It’s been a long time, but I am going to try to blog again with some level of regularity. I purged some posts from long ago that I don’t like anymore, updated the name and design, and have been thinking through how I want to use this space. For now the plan is to post about whatever I want, however I want, and see what happens.
Some posts may be short—perhaps nothing more than a quote from a book I’m reading—others may be longer. Of the longer ones, some may be more or less free-flow, while others may be more detailed, planned, and well-cited, like an essay or article would be. Generally speaking, I want to give myself some flexibility for what this blog could be and see where it goes from here.

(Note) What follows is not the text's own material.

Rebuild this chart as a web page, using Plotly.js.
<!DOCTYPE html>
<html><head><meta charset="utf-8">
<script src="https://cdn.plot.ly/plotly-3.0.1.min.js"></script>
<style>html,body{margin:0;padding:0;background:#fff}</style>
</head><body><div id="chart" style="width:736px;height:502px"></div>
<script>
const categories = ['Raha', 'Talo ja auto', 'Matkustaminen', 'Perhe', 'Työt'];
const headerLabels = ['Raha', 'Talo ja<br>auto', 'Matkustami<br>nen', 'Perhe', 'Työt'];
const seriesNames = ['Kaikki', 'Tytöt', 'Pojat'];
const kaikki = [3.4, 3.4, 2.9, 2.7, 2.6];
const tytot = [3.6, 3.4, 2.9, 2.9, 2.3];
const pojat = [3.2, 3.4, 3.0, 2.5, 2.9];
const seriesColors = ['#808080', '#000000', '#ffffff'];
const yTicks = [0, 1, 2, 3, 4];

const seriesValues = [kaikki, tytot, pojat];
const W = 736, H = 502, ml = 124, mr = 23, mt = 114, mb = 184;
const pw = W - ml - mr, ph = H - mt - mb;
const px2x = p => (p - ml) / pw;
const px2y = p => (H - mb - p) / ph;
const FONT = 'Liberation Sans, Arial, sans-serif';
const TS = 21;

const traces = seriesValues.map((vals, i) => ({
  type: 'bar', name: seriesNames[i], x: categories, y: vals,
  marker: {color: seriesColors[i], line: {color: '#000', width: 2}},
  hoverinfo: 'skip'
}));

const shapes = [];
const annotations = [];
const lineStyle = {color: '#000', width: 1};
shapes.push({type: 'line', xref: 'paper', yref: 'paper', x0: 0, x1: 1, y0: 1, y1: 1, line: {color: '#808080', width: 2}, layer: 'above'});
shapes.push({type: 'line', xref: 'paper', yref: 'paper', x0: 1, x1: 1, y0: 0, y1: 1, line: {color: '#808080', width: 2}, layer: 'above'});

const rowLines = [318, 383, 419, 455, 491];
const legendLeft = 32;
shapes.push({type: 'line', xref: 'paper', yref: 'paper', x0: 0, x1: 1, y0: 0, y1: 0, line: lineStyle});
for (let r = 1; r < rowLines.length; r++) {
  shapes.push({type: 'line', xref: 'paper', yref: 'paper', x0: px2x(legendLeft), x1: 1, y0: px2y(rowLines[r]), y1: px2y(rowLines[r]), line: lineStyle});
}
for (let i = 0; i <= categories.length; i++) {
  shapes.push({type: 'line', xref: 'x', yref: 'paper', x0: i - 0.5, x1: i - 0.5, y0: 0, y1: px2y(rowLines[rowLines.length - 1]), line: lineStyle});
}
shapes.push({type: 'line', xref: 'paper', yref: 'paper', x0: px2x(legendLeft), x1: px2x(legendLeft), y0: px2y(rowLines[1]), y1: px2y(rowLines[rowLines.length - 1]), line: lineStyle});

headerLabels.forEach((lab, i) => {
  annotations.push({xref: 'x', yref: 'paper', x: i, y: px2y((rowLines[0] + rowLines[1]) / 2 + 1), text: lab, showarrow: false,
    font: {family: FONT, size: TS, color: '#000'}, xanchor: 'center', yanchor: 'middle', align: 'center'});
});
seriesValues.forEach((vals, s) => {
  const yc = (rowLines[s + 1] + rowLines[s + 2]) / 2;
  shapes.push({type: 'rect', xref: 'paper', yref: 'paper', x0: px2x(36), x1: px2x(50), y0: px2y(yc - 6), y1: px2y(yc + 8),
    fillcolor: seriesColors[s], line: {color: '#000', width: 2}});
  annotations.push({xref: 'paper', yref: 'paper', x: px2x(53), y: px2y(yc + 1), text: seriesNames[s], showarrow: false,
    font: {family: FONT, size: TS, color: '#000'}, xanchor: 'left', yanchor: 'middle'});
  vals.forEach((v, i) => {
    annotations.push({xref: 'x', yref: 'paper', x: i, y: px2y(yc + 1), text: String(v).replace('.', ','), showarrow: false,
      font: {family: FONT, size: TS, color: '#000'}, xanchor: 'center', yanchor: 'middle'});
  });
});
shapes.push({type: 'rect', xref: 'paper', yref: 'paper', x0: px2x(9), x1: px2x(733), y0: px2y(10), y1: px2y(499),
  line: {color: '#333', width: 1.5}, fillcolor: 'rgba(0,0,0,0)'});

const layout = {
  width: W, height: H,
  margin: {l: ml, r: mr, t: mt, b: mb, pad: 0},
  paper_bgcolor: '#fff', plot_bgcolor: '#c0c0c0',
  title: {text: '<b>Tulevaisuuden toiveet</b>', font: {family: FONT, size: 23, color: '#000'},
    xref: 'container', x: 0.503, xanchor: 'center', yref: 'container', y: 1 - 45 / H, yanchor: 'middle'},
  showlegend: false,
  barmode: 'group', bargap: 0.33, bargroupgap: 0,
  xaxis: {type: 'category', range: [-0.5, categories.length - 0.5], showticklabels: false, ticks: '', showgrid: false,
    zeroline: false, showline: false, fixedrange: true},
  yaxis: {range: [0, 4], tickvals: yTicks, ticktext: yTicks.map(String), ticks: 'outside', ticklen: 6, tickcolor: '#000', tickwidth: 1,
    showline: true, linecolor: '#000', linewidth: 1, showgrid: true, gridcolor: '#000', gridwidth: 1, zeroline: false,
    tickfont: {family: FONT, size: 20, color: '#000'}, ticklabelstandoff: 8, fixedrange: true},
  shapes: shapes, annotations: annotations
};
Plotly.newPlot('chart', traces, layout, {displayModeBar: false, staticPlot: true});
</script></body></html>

Who is my audience? No idea. Whoever decides to follow along, I suppose. Even if no one one were to pay any regard to this I would still write because I think it is valuable to do so even just for myself. Ideally, though, I don’t want this blog to be simply a monologue but a place where engaged and lively discussion and good-faith debates may be had in the comments—so do feel free to comment.

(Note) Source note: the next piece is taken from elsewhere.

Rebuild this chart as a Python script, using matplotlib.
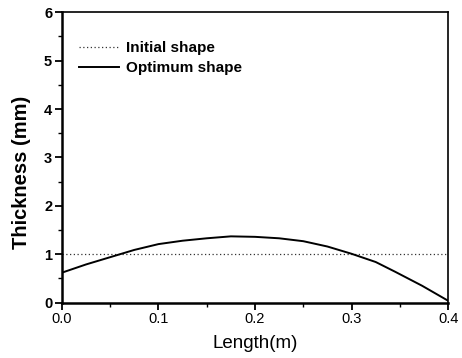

I should note here that while I am a pastor, this is not my pulpit. I will touch on subjects and issues here that I would not address from a pulpit, or at least not in the same way. As a pastor I am ordained to proclaim the Law and Gospel. The Law is preeminently the moral law (in contrast to civil and ceremonial law) inscribed on heart and conscience, enshrined in the Ten Commandments, and further enjoined and clarified by Christ and his Apostles. The Gospel is the good news of God’s gracious salvation in the power of the Holy Spirit through the life, death, resurrection, ascension, session, and return of his beloved Son, Jesus Christ.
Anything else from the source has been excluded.